One of the unfortunate consequences of the dispute is that Morales is losing some of his support from indigenous groups who initially heartily backed him as the first indigenous president of a nation where more than three in five people are natives.
The groups’ most ardent objection is to a proposed highway connecting Brazil with Pacific ports in Chile and Peru, which they say will mostly benefit Brazilian commercial interests such as logging exporters. It is being built with a US$415 million loan from Brazil’s national development bank, and a Brazilian company, OAS, has the green light to begin toppling trees. The road will plow through a 12,000km2 nature preserve.

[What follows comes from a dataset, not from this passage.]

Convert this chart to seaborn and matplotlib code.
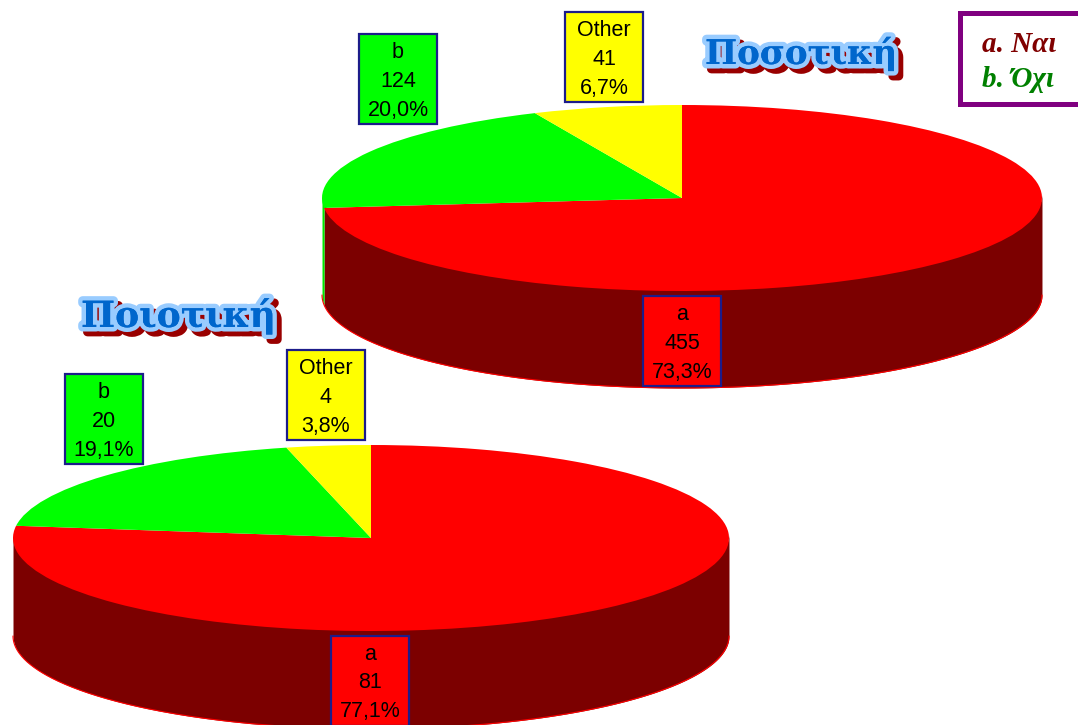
import numpy as np
import matplotlib
matplotlib.use("Agg")
import matplotlib.pyplot as plt
import matplotlib.patheffects as pe
from matplotlib.patches import Rectangle
import seaborn as sns

FIG_W, FIG_H = 1078, 725

# Survey answers per slice
slice_names = ["a", "b", "Other"]
quant_counts = [455, 124, 41]
quant_percent = [73.3, 20.0, 6.7]
qual_counts = [81, 20, 4]
qual_percent = [77.1, 19.1, 3.8]
quant_title = "Ποσοτική"
qual_title = "Ποιοτική"
legend_lines = ["a. Ναι", "b. Όχι"]

sns.set_theme(style="white", rc={"figure.facecolor": "white", "axes.facecolor": "none"})
plt.rcParams["font.family"] = ["Liberation Sans", "DejaVu Sans"]

top_colors = sns.color_palette(["#ff0000", "#00ff00", "#ffff00"])
side_colors = sns.color_palette(["#7c0000", "#00e800", "#ffff00"])

fig = plt.figure(figsize=(FIG_W / 100, FIG_H / 100), dpi=100)


def pixel_axes(left, top, width, height, zorder=1):
    ax = fig.add_axes([left / FIG_W, 1 - (top + height) / FIG_H, width / FIG_W, height / FIG_H])
    ax.set_zorder(zorder)
    ax.set_axis_off()
    return ax


def tilted_pie(cx, cy, rx, ry, depth, percents):
    """Flattened pie with a visible side wall below the front edge."""
    ax = pixel_axes(cx - rx, cy - ry, 2 * rx, 2 * ry + depth)
    drop = depth / ry

    # Side wall: front half of the ellipse, split where each slice ends.
    # The wall runs slightly under the top face so no seam shows between them.
    ends = 90 - 3.6 * np.cumsum(percents)
    starts = np.r_[90, ends[:-1]]
    for a0, a1, shade in zip(starts, ends, side_colors):
        theta = np.radians(np.linspace(a0, a1, 400))
        front = np.sin(theta) <= 0
        if front.any():
            xs, ys = np.cos(theta[front]), np.sin(theta[front])
            order = np.argsort(xs)
            ax.fill_between(xs[order], ys[order] - drop, ys[order] + 0.05,
                            color=shade, lw=0, zorder=1)

    # Thin bright rim along the lower edge of the wall
    t = np.radians(np.linspace(180, 360, 400))
    ax.plot(np.cos(t), np.sin(t) - drop, color="#ff0000", lw=0.8, zorder=2, clip_on=False)

    ax.pie(percents, colors=top_colors, startangle=90, counterclock=False,
           radius=1, wedgeprops={"linewidth": 0, "zorder": 3})
    ax.set_aspect("auto")
    ax.set_xlim(-1, 1)
    ax.set_ylim(-1 - drop, 1)
    ax.set_axis_off()


tilted_pie(682, 198, 360, 93, 97, quant_percent)
tilted_pie(371, 538, 358, 93, 98, qual_percent)

# Overlay in pixel units for the callouts, headings and key
overlay = pixel_axes(0, 0, FIG_W, FIG_H, zorder=5)
overlay.set_xlim(0, FIG_W)
overlay.set_ylim(FIG_H, 0)


def callout(left, top, name, count, pct, color):
    overlay.add_patch(Rectangle((left, top), 78, 90, facecolor=color,
                                edgecolor="#1c1c8a", lw=1.6, zorder=3, clip_on=False))
    text = [name, str(count), f"{pct:.1f}%".replace(".", ",")]
    for offset, line in zip((18, 47, 76), text):
        overlay.text(left + 39, top + offset, line, ha="center", va="center",
                     fontsize=15.5, color="#000000", zorder=4)


quant_boxes = [(643, 296), (359, 34), (565, 12)]
qual_boxes = [(331, 636), (65, 374), (287, 350)]
for boxes, counts, pcts in ((quant_boxes, quant_counts, quant_percent),
                            (qual_boxes, qual_counts, qual_percent)):
    for (left, top), name, count, pct, color in zip(boxes, slice_names, counts, pcts, top_colors):
        callout(left, top, name, count, pct, color)


def heading(x, y, label, size):
    overlay.text(x, y, label, ha="left", va="center", family="DejaVu Serif",
                 fontweight="bold", fontsize=size, color="#0066cc", zorder=4,
                 path_effects=[
                     pe.withStroke(linewidth=6.5, foreground="#990000", offset=(3.5, -3.5)),
                     pe.withStroke(linewidth=6.5, foreground="#99ccff"),
                     pe.Normal(),
                 ])


heading(705, 54, quant_title, 24.5)
heading(81, 316, qual_title, 26)

# Key for the slice letters
overlay.add_patch(Rectangle((960, 13), 130, 91, facecolor="white",
                            edgecolor="#800080", lw=3.6, zorder=3, clip_on=True))
for y, line, color in zip((44, 79), legend_lines, ("#800000", "#008000")):
    overlay.text(982, y, line, ha="left", va="center", family="Liberation Serif",
                 fontweight="bold", fontstyle="italic", fontsize=21, color=color, zorder=4)

fig.savefig("out.png", dpi=100)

Edwin Alvarado, spokesman for Bolivia’s Environmental Defense League, or LIDEMA, calls the highway a pretext for eventual oil exploration in the rainforest.
The 300km highway would link Bolivia’s western highlands with the Amazon through the pristine Isiboro-Secure Indigenous Territory National Park, where 15,000 natives live off hunting, fishing, gathering native fruits and subsistence farming. It is home to endangered fresh-water dolphins and blue macaws.
The road would erase more than 6,000km2 of rainforest over two decades, environmentalists say.
To prevent the road from being built, the Yuracare, Chiman and Trinitaria peoples who live in the park are prepared to use “bows and arrows” against any interlopers, says Pedro Moye, a leader of the CIDOB association of indigenous peoples of eastern Bolivia, which says it represents 800,000 of Bolivia’s 10 million people.
Under the 2009 Constitution championed by Morales, the country’s indigenous groups must be consulted in advance about any projects that might affect their traditional lands. The law does not give them veto power.
In this case, the government says it discussed the road with local indigenous officials, though Moye says the proper authorities, tribal assemblies, were not consulted.
Morales has been unyielding.
“Whether you like it or not, we are going to build this road,” he said in June at a gathering of the project’s backers outside Cochabamba.